Plotting code records:
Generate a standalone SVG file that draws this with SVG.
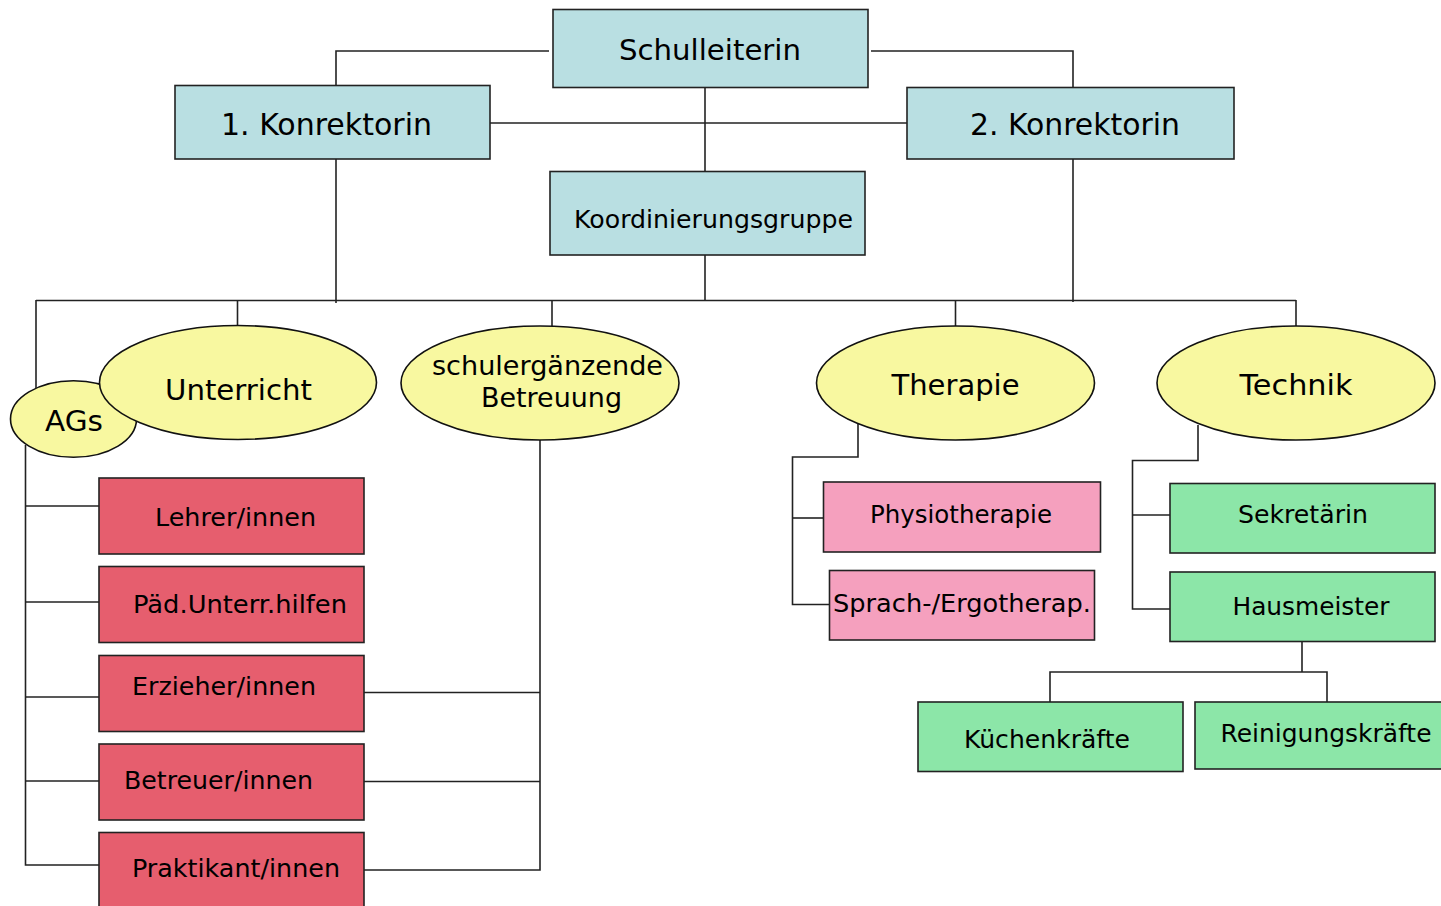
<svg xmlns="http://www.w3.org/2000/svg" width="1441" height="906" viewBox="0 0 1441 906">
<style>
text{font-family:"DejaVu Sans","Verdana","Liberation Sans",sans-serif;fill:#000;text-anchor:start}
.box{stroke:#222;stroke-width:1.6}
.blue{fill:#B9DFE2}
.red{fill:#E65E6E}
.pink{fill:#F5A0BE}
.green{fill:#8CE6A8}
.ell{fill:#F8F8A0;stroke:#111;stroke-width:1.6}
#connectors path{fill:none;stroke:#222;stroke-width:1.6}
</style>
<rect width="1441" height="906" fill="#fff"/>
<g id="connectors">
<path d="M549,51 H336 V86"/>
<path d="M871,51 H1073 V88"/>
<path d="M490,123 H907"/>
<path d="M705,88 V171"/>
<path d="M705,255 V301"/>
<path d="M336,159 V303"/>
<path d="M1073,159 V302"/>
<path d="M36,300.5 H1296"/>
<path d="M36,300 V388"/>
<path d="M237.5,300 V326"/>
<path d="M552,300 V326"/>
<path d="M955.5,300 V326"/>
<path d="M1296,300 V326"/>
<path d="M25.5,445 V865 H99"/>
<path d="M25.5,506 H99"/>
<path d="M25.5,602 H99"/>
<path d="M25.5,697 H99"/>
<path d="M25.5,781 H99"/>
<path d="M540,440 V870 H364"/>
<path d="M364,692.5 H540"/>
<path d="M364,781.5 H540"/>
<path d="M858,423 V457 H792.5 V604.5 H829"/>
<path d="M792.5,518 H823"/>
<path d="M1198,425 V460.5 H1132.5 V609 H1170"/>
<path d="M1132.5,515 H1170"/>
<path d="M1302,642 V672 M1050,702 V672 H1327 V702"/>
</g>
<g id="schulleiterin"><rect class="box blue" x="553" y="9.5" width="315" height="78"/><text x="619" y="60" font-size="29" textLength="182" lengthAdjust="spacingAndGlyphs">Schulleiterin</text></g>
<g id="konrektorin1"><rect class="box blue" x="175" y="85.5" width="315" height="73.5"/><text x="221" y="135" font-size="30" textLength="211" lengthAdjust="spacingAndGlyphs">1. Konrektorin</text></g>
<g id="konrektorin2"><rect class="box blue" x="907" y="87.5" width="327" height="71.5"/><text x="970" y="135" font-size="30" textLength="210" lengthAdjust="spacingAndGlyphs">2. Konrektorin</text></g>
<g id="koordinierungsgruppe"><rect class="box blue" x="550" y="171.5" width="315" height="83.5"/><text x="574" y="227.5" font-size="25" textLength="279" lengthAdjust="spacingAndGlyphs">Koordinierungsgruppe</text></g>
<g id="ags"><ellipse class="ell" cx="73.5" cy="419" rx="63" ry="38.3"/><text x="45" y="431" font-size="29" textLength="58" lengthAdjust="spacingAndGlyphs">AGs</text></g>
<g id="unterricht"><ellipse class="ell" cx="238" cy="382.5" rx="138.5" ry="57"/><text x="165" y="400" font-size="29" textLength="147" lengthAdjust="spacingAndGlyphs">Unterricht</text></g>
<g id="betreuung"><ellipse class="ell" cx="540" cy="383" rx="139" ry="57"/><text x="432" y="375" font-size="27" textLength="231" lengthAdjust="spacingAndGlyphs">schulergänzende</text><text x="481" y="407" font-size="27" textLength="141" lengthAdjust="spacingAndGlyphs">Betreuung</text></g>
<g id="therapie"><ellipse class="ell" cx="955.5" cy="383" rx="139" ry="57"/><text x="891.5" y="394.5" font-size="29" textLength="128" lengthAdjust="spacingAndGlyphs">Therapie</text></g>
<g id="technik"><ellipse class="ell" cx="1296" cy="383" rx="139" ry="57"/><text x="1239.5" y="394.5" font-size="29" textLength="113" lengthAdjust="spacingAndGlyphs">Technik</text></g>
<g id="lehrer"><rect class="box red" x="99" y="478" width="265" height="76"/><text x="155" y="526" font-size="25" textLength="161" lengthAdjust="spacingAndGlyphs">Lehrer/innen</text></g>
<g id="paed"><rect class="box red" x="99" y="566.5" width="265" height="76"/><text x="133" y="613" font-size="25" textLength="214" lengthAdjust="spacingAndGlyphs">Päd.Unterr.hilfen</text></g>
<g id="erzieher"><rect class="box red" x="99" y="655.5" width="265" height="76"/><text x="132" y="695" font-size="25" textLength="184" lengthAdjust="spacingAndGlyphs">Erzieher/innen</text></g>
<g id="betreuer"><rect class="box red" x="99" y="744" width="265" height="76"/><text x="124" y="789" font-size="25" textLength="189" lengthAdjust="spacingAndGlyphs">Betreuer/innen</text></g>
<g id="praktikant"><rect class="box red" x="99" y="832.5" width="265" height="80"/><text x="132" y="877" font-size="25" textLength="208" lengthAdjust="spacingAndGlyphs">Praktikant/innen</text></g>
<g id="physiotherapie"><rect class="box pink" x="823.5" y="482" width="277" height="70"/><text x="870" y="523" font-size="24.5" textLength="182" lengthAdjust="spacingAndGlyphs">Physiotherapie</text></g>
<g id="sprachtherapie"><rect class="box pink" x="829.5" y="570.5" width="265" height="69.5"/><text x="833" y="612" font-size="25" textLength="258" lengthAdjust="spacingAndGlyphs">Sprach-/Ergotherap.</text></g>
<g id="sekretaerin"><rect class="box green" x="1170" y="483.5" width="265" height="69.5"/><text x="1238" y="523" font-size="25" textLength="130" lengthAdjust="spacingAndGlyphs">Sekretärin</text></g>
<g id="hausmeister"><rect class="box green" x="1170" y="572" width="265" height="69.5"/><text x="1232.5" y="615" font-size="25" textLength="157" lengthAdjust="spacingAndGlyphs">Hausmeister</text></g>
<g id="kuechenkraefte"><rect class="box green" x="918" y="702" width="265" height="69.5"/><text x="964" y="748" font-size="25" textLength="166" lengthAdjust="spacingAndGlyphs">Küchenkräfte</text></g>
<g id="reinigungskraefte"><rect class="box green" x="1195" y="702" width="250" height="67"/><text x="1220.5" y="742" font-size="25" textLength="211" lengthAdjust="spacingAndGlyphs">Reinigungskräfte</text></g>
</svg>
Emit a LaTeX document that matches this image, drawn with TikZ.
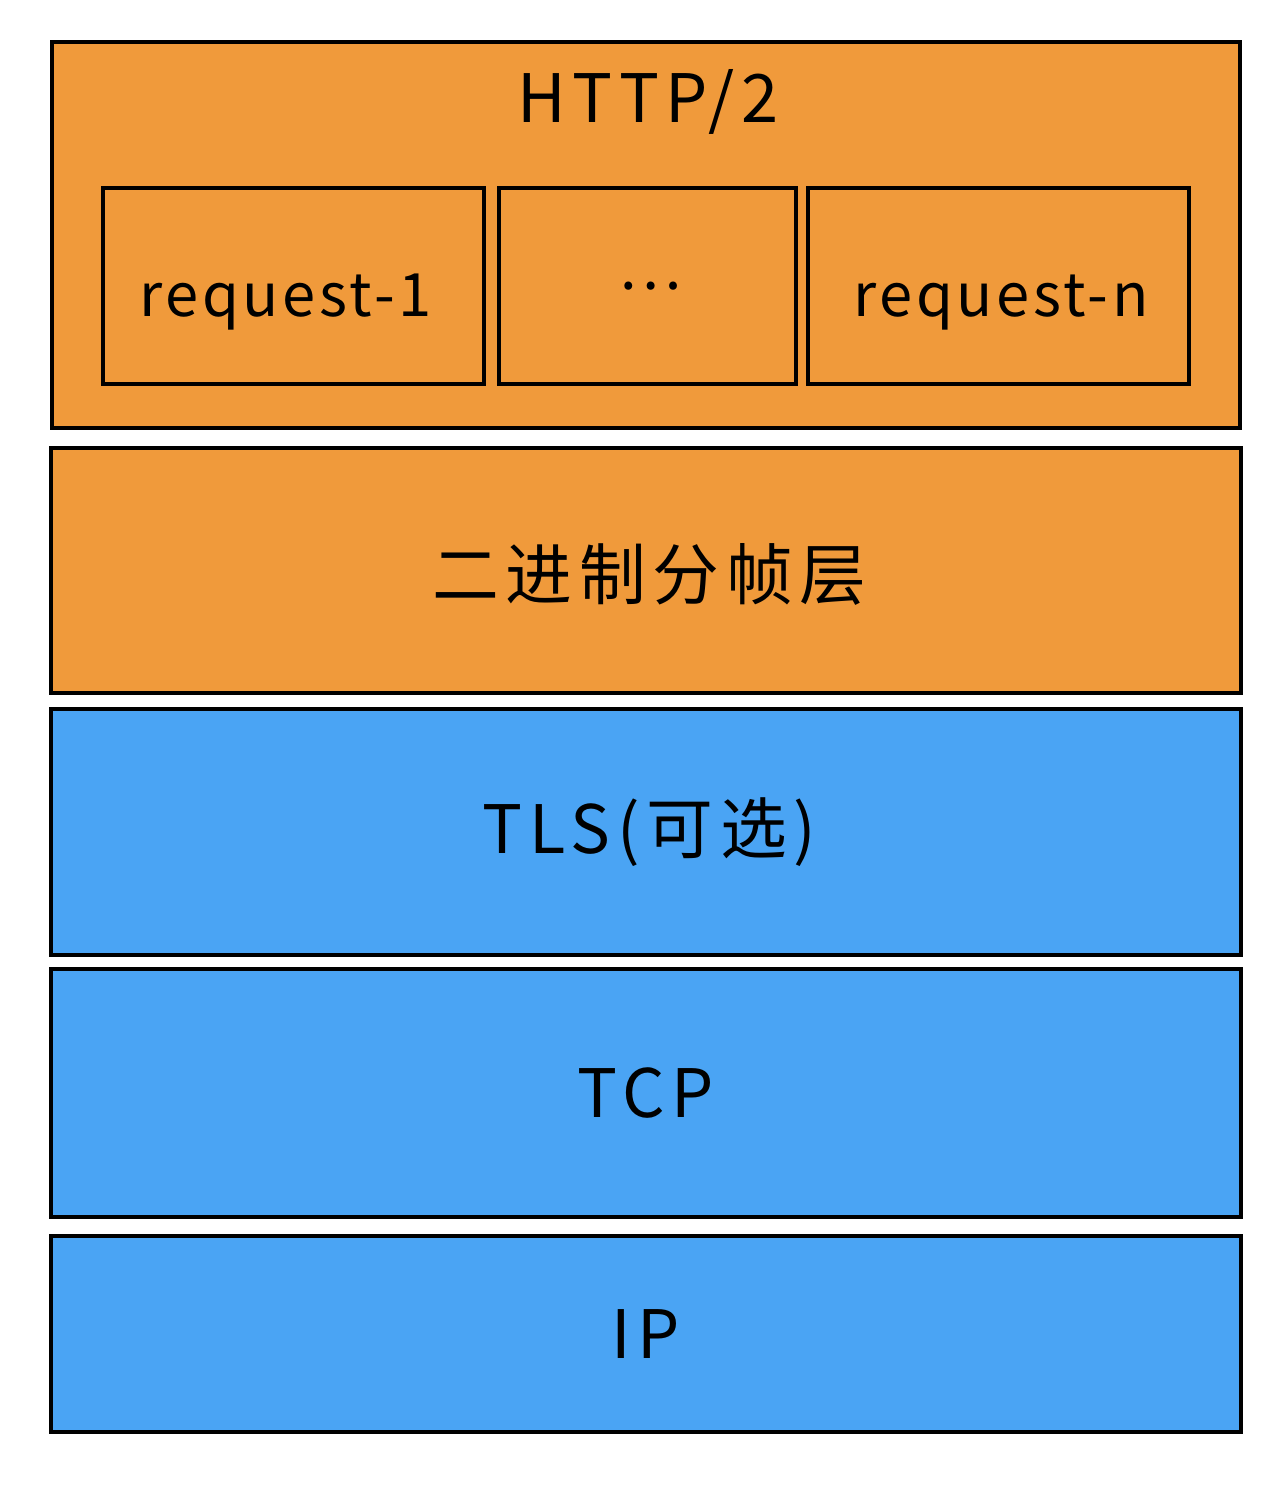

• Stated exercise:
Write out every line above exactly as it is, leaving out the pictures.

• Solution for this problem:
Generate a standalone SVG file that draws this with SVG.
<svg xmlns="http://www.w3.org/2000/svg" width="1441" height="906" viewBox="0 0 1441 906">
<style>
text{font-family:"DejaVu Sans","Verdana","Liberation Sans",sans-serif;fill:#000;text-anchor:start}
.box{stroke:#222;stroke-width:1.6}
.blue{fill:#B9DFE2}
.red{fill:#E65E6E}
.pink{fill:#F5A0BE}
.green{fill:#8CE6A8}
.ell{fill:#F8F8A0;stroke:#111;stroke-width:1.6}
#connectors path{fill:none;stroke:#222;stroke-width:1.6}
</style>
<rect width="1441" height="906" fill="#fff"/>
<g id="connectors">
<path d="M549,51 H336 V86"/>
<path d="M871,51 H1073 V88"/>
<path d="M490,123 H907"/>
<path d="M705,88 V171"/>
<path d="M705,255 V301"/>
<path d="M336,159 V303"/>
<path d="M1073,159 V302"/>
<path d="M36,300.5 H1296"/>
<path d="M36,300 V388"/>
<path d="M237.5,300 V326"/>
<path d="M552,300 V326"/>
<path d="M955.5,300 V326"/>
<path d="M1296,300 V326"/>
<path d="M25.5,445 V865 H99"/>
<path d="M25.5,506 H99"/>
<path d="M25.5,602 H99"/>
<path d="M25.5,697 H99"/>
<path d="M25.5,781 H99"/>
<path d="M540,440 V870 H364"/>
<path d="M364,692.5 H540"/>
<path d="M364,781.5 H540"/>
<path d="M858,423 V457 H792.5 V604.5 H829"/>
<path d="M792.5,518 H823"/>
<path d="M1198,425 V460.5 H1132.5 V609 H1170"/>
<path d="M1132.5,515 H1170"/>
<path d="M1302,642 V672 M1050,702 V672 H1327 V702"/>
</g>
<g id="schulleiterin"><rect class="box blue" x="553" y="9.5" width="315" height="78"/><text x="619" y="60" font-size="29" textLength="182" lengthAdjust="spacingAndGlyphs">Schulleiterin</text></g>
<g id="konrektorin1"><rect class="box blue" x="175" y="85.5" width="315" height="73.5"/><text x="221" y="135" font-size="30" textLength="211" lengthAdjust="spacingAndGlyphs">1. Konrektorin</text></g>
<g id="konrektorin2"><rect class="box blue" x="907" y="87.5" width="327" height="71.5"/><text x="970" y="135" font-size="30" textLength="210" lengthAdjust="spacingAndGlyphs">2. Konrektorin</text></g>
<g id="koordinierungsgruppe"><rect class="box blue" x="550" y="171.5" width="315" height="83.5"/><text x="574" y="227.5" font-size="25" textLength="279" lengthAdjust="spacingAndGlyphs">Koordinierungsgruppe</text></g>
<g id="ags"><ellipse class="ell" cx="73.5" cy="419" rx="63" ry="38.3"/><text x="45" y="431" font-size="29" textLength="58" lengthAdjust="spacingAndGlyphs">AGs</text></g>
<g id="unterricht"><ellipse class="ell" cx="238" cy="382.5" rx="138.5" ry="57"/><text x="165" y="400" font-size="29" textLength="147" lengthAdjust="spacingAndGlyphs">Unterricht</text></g>
<g id="betreuung"><ellipse class="ell" cx="540" cy="383" rx="139" ry="57"/><text x="432" y="375" font-size="27" textLength="231" lengthAdjust="spacingAndGlyphs">schulergänzende</text><text x="481" y="407" font-size="27" textLength="141" lengthAdjust="spacingAndGlyphs">Betreuung</text></g>
<g id="therapie"><ellipse class="ell" cx="955.5" cy="383" rx="139" ry="57"/><text x="891.5" y="394.5" font-size="29" textLength="128" lengthAdjust="spacingAndGlyphs">Therapie</text></g>
<g id="technik"><ellipse class="ell" cx="1296" cy="383" rx="139" ry="57"/><text x="1239.5" y="394.5" font-size="29" textLength="113" lengthAdjust="spacingAndGlyphs">Technik</text></g>
<g id="lehrer"><rect class="box red" x="99" y="478" width="265" height="76"/><text x="155" y="526" font-size="25" textLength="161" lengthAdjust="spacingAndGlyphs">Lehrer/innen</text></g>
<g id="paed"><rect class="box red" x="99" y="566.5" width="265" height="76"/><text x="133" y="613" font-size="25" textLength="214" lengthAdjust="spacingAndGlyphs">Päd.Unterr.hilfen</text></g>
<g id="erzieher"><rect class="box red" x="99" y="655.5" width="265" height="76"/><text x="132" y="695" font-size="25" textLength="184" lengthAdjust="spacingAndGlyphs">Erzieher/innen</text></g>
<g id="betreuer"><rect class="box red" x="99" y="744" width="265" height="76"/><text x="124" y="789" font-size="25" textLength="189" lengthAdjust="spacingAndGlyphs">Betreuer/innen</text></g>
<g id="praktikant"><rect class="box red" x="99" y="832.5" width="265" height="80"/><text x="132" y="877" font-size="25" textLength="208" lengthAdjust="spacingAndGlyphs">Praktikant/innen</text></g>
<g id="physiotherapie"><rect class="box pink" x="823.5" y="482" width="277" height="70"/><text x="870" y="523" font-size="24.5" textLength="182" lengthAdjust="spacingAndGlyphs">Physiotherapie</text></g>
<g id="sprachtherapie"><rect class="box pink" x="829.5" y="570.5" width="265" height="69.5"/><text x="833" y="612" font-size="25" textLength="258" lengthAdjust="spacingAndGlyphs">Sprach-/Ergotherap.</text></g>
<g id="sekretaerin"><rect class="box green" x="1170" y="483.5" width="265" height="69.5"/><text x="1238" y="523" font-size="25" textLength="130" lengthAdjust="spacingAndGlyphs">Sekretärin</text></g>
<g id="hausmeister"><rect class="box green" x="1170" y="572" width="265" height="69.5"/><text x="1232.5" y="615" font-size="25" textLength="157" lengthAdjust="spacingAndGlyphs">Hausmeister</text></g>
<g id="kuechenkraefte"><rect class="box green" x="918" y="702" width="265" height="69.5"/><text x="964" y="748" font-size="25" textLength="166" lengthAdjust="spacingAndGlyphs">Küchenkräfte</text></g>
<g id="reinigungskraefte"><rect class="box green" x="1195" y="702" width="250" height="67"/><text x="1220.5" y="742" font-size="25" textLength="211" lengthAdjust="spacingAndGlyphs">Reinigungskräfte</text></g>
</svg>
Emit a LaTeX document that matches this image, drawn with TikZ.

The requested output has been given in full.